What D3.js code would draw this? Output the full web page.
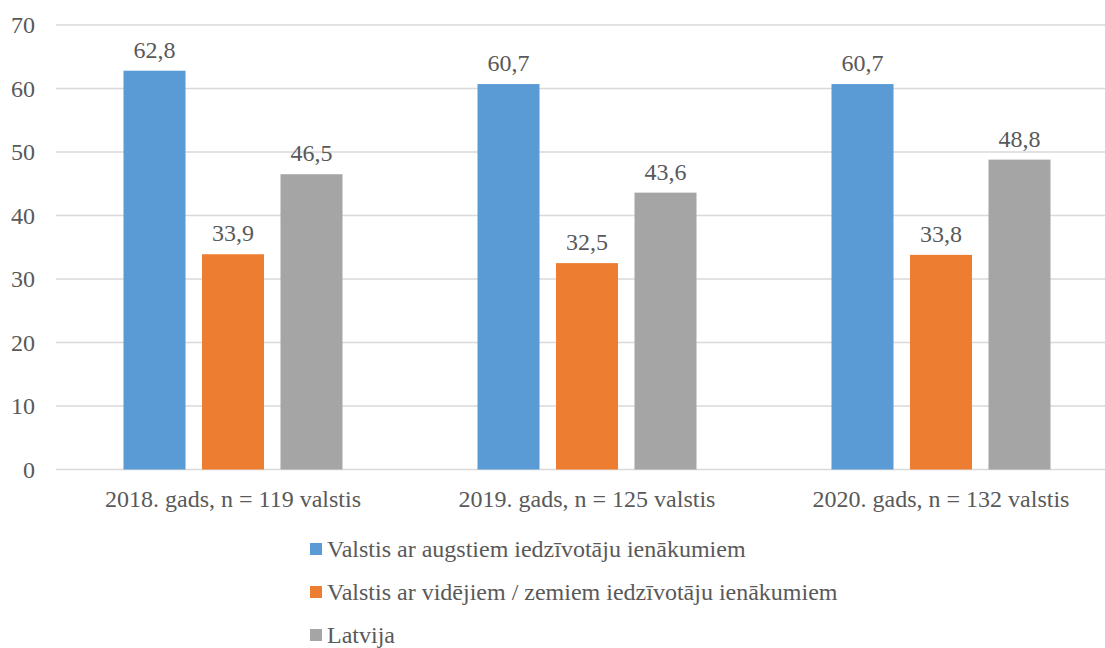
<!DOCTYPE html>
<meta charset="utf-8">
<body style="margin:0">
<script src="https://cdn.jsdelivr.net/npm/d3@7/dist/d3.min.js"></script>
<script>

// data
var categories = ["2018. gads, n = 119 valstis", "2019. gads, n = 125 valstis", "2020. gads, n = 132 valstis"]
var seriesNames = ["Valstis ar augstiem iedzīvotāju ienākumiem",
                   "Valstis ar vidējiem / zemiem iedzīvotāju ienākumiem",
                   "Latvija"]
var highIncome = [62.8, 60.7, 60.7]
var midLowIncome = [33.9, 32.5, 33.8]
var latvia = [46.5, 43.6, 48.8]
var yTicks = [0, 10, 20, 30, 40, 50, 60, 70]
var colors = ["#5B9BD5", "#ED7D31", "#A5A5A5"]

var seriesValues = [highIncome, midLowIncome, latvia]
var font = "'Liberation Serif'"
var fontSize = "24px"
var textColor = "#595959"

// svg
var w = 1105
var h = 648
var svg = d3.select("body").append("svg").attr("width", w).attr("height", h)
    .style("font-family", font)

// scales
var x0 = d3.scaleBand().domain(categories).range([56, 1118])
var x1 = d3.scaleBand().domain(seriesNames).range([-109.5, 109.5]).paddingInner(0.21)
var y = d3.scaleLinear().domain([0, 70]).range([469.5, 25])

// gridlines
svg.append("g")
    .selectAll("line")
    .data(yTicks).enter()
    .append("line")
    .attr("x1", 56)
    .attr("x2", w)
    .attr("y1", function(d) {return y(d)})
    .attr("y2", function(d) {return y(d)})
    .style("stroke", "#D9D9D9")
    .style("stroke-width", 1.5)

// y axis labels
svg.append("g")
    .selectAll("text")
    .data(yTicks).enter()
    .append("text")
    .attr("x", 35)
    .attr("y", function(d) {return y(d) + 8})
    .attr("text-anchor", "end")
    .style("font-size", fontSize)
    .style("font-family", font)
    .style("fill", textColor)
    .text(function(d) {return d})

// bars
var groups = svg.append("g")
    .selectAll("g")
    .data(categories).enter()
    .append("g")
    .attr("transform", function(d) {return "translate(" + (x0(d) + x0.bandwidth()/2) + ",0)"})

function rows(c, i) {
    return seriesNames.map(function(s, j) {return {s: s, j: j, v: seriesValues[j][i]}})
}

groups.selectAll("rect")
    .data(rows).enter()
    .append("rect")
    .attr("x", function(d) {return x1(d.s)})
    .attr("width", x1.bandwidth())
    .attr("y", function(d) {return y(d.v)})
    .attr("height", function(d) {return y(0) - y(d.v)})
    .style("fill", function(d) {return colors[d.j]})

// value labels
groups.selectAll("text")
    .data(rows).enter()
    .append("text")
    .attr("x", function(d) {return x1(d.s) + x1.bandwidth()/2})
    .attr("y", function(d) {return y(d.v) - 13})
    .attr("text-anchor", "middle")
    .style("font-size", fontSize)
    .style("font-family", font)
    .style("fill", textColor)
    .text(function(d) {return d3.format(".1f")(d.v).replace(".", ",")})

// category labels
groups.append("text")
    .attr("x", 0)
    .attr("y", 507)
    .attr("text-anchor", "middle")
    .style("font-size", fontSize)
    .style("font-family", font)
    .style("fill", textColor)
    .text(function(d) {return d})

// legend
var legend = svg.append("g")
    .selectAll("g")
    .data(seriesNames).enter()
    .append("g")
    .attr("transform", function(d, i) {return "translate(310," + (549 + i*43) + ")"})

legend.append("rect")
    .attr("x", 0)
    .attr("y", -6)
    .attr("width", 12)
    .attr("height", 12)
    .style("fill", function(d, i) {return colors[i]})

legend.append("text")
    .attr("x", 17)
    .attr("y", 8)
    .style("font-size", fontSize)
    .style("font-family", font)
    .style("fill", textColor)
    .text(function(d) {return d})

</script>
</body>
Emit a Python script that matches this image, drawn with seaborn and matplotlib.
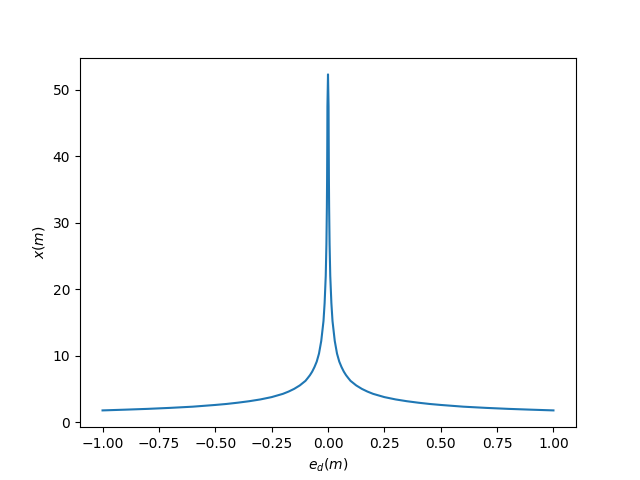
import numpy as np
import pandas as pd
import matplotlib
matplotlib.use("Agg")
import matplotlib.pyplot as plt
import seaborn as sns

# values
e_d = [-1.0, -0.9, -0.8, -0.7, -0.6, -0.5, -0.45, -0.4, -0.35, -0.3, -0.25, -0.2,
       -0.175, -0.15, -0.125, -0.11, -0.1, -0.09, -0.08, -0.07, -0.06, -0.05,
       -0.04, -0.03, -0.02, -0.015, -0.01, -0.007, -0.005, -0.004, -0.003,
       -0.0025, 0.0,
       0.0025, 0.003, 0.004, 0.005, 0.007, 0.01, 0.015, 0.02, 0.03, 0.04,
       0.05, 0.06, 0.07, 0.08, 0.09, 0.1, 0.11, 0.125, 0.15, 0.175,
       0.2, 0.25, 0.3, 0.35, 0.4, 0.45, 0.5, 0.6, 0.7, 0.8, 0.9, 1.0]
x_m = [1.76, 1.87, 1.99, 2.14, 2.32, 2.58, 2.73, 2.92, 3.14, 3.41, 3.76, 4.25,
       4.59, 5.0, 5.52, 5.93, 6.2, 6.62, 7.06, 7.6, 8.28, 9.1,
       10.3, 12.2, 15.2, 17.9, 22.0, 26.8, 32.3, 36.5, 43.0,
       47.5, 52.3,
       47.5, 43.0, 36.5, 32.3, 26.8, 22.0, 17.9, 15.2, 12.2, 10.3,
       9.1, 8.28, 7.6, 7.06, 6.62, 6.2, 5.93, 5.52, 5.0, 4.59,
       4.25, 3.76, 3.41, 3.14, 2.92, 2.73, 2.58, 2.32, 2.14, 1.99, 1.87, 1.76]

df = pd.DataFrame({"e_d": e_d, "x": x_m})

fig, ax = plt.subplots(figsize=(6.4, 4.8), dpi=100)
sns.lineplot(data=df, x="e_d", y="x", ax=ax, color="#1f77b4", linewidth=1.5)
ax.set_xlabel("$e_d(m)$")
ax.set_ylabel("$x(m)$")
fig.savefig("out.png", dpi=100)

----

Begin at the line containing "Emit a Python", end at the line containing "import seaborn as sns", and copy those lines word for word, both included. Skip pictures.

* [COMPLETE RESPONSE]:
Emit a Python script that matches this image, drawn with seaborn and matplotlib.
import numpy as np
import pandas as pd
import matplotlib
matplotlib.use("Agg")
import matplotlib.pyplot as plt
import seaborn as sns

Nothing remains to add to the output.